■ EXERCISE INSTRUCTIONS
Retype only the lines from the one containing "Rebuild this chart as a web" through the one containing "var textColor = '#404040';", both included, word for word. Pictures stay out of the copy.

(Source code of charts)
= = = = =
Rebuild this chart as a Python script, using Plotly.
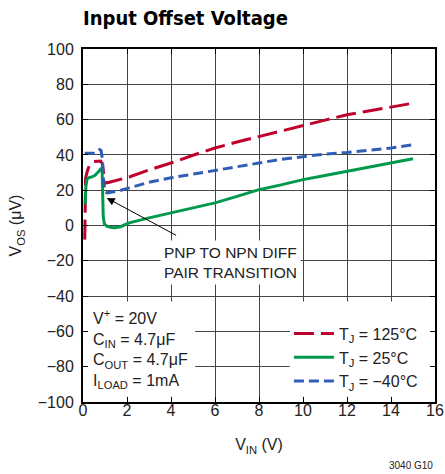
import plotly.graph_objects as go

# ---- data ----
vin_125 = [0.08, 0.09, 0.10, 0.12, 0.20, 0.30, 0.50, 0.80, 0.88, 0.95, 1.00, 1.20, 1.60, 2.10,
           3, 4, 5, 6, 7, 8, 9, 10, 11, 12, 13, 14, 15]
vos_125 = [-8, 5, 20, 27, 31, 34.5, 36.2, 36.5, 35, 28, 24, 24.5, 26, 27.5,
           31.5, 35.4, 39.8, 43.9, 47.3, 50.5, 53.5, 56.5, 59.7, 62.7, 65, 67, 69.3]

vin_25 = [0.10, 0.13, 0.18, 0.25, 0.40, 0.55, 0.70, 0.78, 0.83, 0.87, 0.90, 0.92, 0.97, 1.10,
          1.30, 1.45, 1.70, 2.10, 3, 4, 5, 6, 7, 8, 9, 10, 11, 12, 13, 14, 15]
vos_25 = [12, 22, 26, 27, 27.5, 28.5, 30.5, 32, 32.5, 31, 20, 5, 1, -0.5,
          -1.2, -1.3, -0.7, 1.5, 4.3, 7.2, 10, 12.8, 16.5, 20.3, 23, 26, 28.3, 30.7, 33, 35.4, 37.8]

vin_m40 = [0.08, 0.30, 0.55, 0.65, 0.75, 0.82, 0.88, 0.93, 1.00, 1.10, 1.30, 1.60, 2.10,
           3, 4, 5, 6, 7, 8, 9, 10, 11, 12, 13, 14, 15]
vos_m40 = [41, 41, 41, 42, 43, 42.5, 38, 26, 19, 18.5, 19, 19.5, 21.3,
           24.5, 27, 29, 31, 33.3, 35.4, 37.5, 39.2, 40.5, 41.4, 42.6, 43.9, 45.8]

series_names = ["T<sub>J</sub> = 125°C", "T<sub>J</sub> = 25°C", "T<sub>J</sub> = −40°C"]
series_colors = ["#C0002C", "#00994C", "#2F5EB4"]
series_dash = ["20px,7px", "solid", "10px,5px"]

x_ticks = [0, 2, 4, 6, 8, 10, 12, 14, 16]
y_ticks = [-100, -80, -60, -40, -20, 0, 20, 40, 60, 80, 100]

FONT = "Liberation Sans, Arial, Helvetica, sans-serif"
TFONT = "DejaVu Sans Condensed, DejaVu Sans, sans-serif"
TXT = "#222222"
FS = 16

fig = go.Figure()
for xs, ys, name, col, dash in zip([vin_125, vin_25, vin_m40], [vos_125, vos_25, vos_m40],
                                   series_names, series_colors, series_dash):
    fig.add_trace(go.Scatter(x=xs, y=ys, mode="lines", name=name,
                             line=dict(color=col, width=3, dash=dash)))

# white panels that hide the grid behind the text blocks
fig.add_shape(type="rect", xref="x", yref="y", x0=0, x1=5.1, y0=-97, y1=-43,
              fillcolor="white", line=dict(width=0), layer="between")
fig.add_shape(type="rect", xref="x", yref="y", x0=9.4, x1=16, y0=-97, y1=-43,
              fillcolor="white", line=dict(width=0), layer="between")

axis_common = dict(showline=True, linecolor="black", linewidth=2, mirror="allticks",
                   ticks="inside", ticklen=5, tickcolor="black", tickwidth=1,
                   showgrid=True, gridcolor="#444444", gridwidth=1, zeroline=False,
                   automargin=False,
                   tickfont=dict(family=FONT, size=FS, color=TXT))

fig.update_xaxes(range=[0, 16], tickvals=x_ticks, ticktext=[str(v) for v in x_ticks],
                 title=dict(text="V<sub>IN</sub> (V)", font=dict(family=FONT, size=FS, color=TXT),
                            standoff=21),
                 ticklabelstandoff=-7,
                 **axis_common)
fig.update_yaxes(range=[-100, 100], tickvals=y_ticks,
                 ticktext=[("−" + str(-v)) if v < 0 else str(v) for v in y_ticks],
                 title=dict(text="V<sub>OS</sub> (μV)", font=dict(family=FONT, size=FS, color=TXT),
                            standoff=12),
                 ticklabelstandoff=4,
                 **axis_common)

fig.add_annotation(xref="x", yref="y", x=0.35, y=-70, xanchor="left", yanchor="middle",
                   align="left", showarrow=False,
                   text="V<sup>+</sup> = 20V<br>C<sub>IN</sub> = 4.7μF<br>C<sub>OUT</sub> = 4.7μF<br>I<sub>LOAD</sub> = 1mA",
                   font=dict(family=FONT, size=FS, color=TXT))

fig.add_annotation(xref="x", yref="y", x=1.08, y=15.6, axref="x", ayref="y", ax=4.3, ay=-6,
                   text="", showarrow=True, arrowhead=2, arrowsize=1.6, arrowwidth=1,
                   arrowcolor="black")
fig.add_annotation(xref="x", yref="y", x=3.5, y=-20.8, xanchor="left", yanchor="middle",
                   align="left", showarrow=False, bgcolor="white", borderpad=3,
                   text="PNP TO NPN DIFF<br>PAIR TRANSITION",
                   font=dict(family=FONT, size=15.5, color=TXT))

fig.add_annotation(xref="paper", yref="paper", x=1, y=-0.18, xanchor="right", yanchor="middle",
                   showarrow=False, text="3040 G10",
                   font=dict(family=FONT, size=10, color=TXT))

fig.update_layout(
    width=445, height=474,
    margin=dict(l=83, r=10, t=49, b=72),
    paper_bgcolor="white", plot_bgcolor="white",
    title=dict(text="<b>Input Offset Voltage</b>", x=83 / 445, xanchor="left",
               y=1 - 18 / 474, yanchor="middle", xref="container", yref="container",
               font=dict(family=TFONT, size=20, color="black")),
    showlegend=True,
    legend=dict(x=0.585, y=0.242, xanchor="left", yanchor="top", bgcolor="rgba(0,0,0,0)",
                font=dict(family=FONT, size=FS, color=TXT), itemwidth=40,
                tracegroupgap=0),
)

fig.write_html("out.html", config={"displayModeBar": False},
               post_script="document.body.style.margin='0';document.body.style.padding='0';")
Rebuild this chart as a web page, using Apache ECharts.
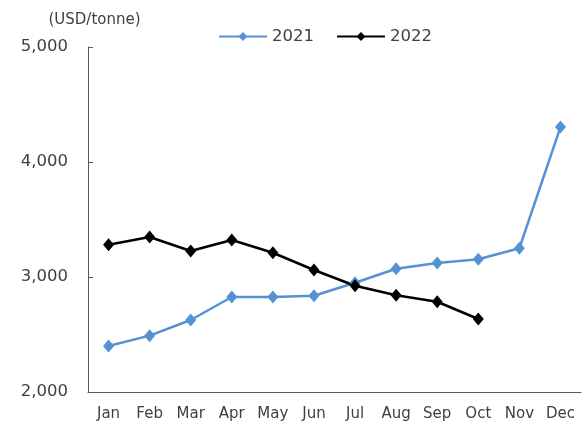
<!DOCTYPE html>
<html>
<head>
<meta charset="utf-8">
<script src="https://cdn.jsdelivr.net/npm/echarts@6/dist/echarts.min.js"></script>
<style>
html, body { margin: 0; padding: 0; background: #fff; }
#chart { width: 583px; height: 428px; }
</style>
</head>
<body>
<div id="chart"></div>
<script>
var months = ['Jan', 'Feb', 'Mar', 'Apr', 'May', 'Jun', 'Jul', 'Aug', 'Sep', 'Oct', 'Nov', 'Dec'];
var data2021 = [2400, 2490, 2626, 2826, 2826, 2837, 2950, 3072, 3122, 3154, 3250, 4304];
var data2022 = [3281, 3348, 3226, 3322, 3211, 3061, 2924, 2841, 2785, 2635];
var unitLabel = '(USD/tonne)';

var font = '"DejaVu Sans", sans-serif';
var textColor = '#404040';

var chart = echarts.init(document.getElementById('chart'));
chart.setOption({
    animation: false,
    textStyle: { fontFamily: font },
    legend: {
        top: 23,
        left: 213,
        itemWidth: 48,
        itemHeight: 11,
        itemGap: 22,
        textStyle: { fontSize: 16.5, color: textColor, fontFamily: font },
        data: ['2021', '2022']
    },
    grid: {
        left: 88,
        right: 2,
        top: 47,
        bottom: 36
    },
    xAxis: {
        type: 'category',
        data: months,
        axisLine: { lineStyle: { color: '#595959', width: 1 } },
        axisTick: { inside: true, length: 5, lineStyle: { color: '#595959' } },
        axisLabel: { interval: 0, hideOverlap: false, fontSize: 15, color: textColor, margin: 15, fontFamily: font }
    },
    yAxis: {
        type: 'value',
        min: 2000,
        max: 5000,
        interval: 1000,
        name: unitLabel,
        nameLocation: 'end',
        nameGap: 19,
        nameTextStyle: { fontSize: 15, color: textColor, align: 'center', padding: [0, 0, 0, 13], fontFamily: font },
        splitLine: { show: false },
        axisLine: { show: true, lineStyle: { color: '#595959', width: 1 } },
        axisTick: { show: true, inside: true, length: 5, lineStyle: { color: '#595959' } },
        axisLabel: {
            fontSize: 16.5,
            color: textColor,
            margin: 20,
            fontFamily: font,
            formatter: function (v) { return v.toLocaleString('en-US'); }
        }
    },
    series: [{
        name: '2021',
        type: 'line',
        data: data2021,
        symbol: 'diamond',
        symbolSize: [11, 13],
        itemStyle: { color: '#5592d2' },
        lineStyle: { color: '#5592d2', width: 2.5 }
    }, {
        name: '2022',
        type: 'line',
        data: data2022,
        symbol: 'diamond',
        symbolSize: [11, 13],
        itemStyle: { color: '#000' },
        lineStyle: { color: '#000', width: 2.5 }
    }]
});
</script>
</body>
</html>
= = = = =
■ CORRECT RESULT
Rebuild this chart as a web page, using Apache ECharts.
<!DOCTYPE html>
<html>
<head>
<meta charset="utf-8">
<script src="https://cdn.jsdelivr.net/npm/echarts@6/dist/echarts.min.js"></script>
<style>
html, body { margin: 0; padding: 0; background: #fff; }
#chart { width: 583px; height: 428px; }
</style>
</head>
<body>
<div id="chart"></div>
<script>
var months = ['Jan', 'Feb', 'Mar', 'Apr', 'May', 'Jun', 'Jul', 'Aug', 'Sep', 'Oct', 'Nov', 'Dec'];
var data2021 = [2400, 2490, 2626, 2826, 2826, 2837, 2950, 3072, 3122, 3154, 3250, 4304];
var data2022 = [3281, 3348, 3226, 3322, 3211, 3061, 2924, 2841, 2785, 2635];
var unitLabel = '(USD/tonne)';

var font = '"DejaVu Sans", sans-serif';
var textColor = '#404040';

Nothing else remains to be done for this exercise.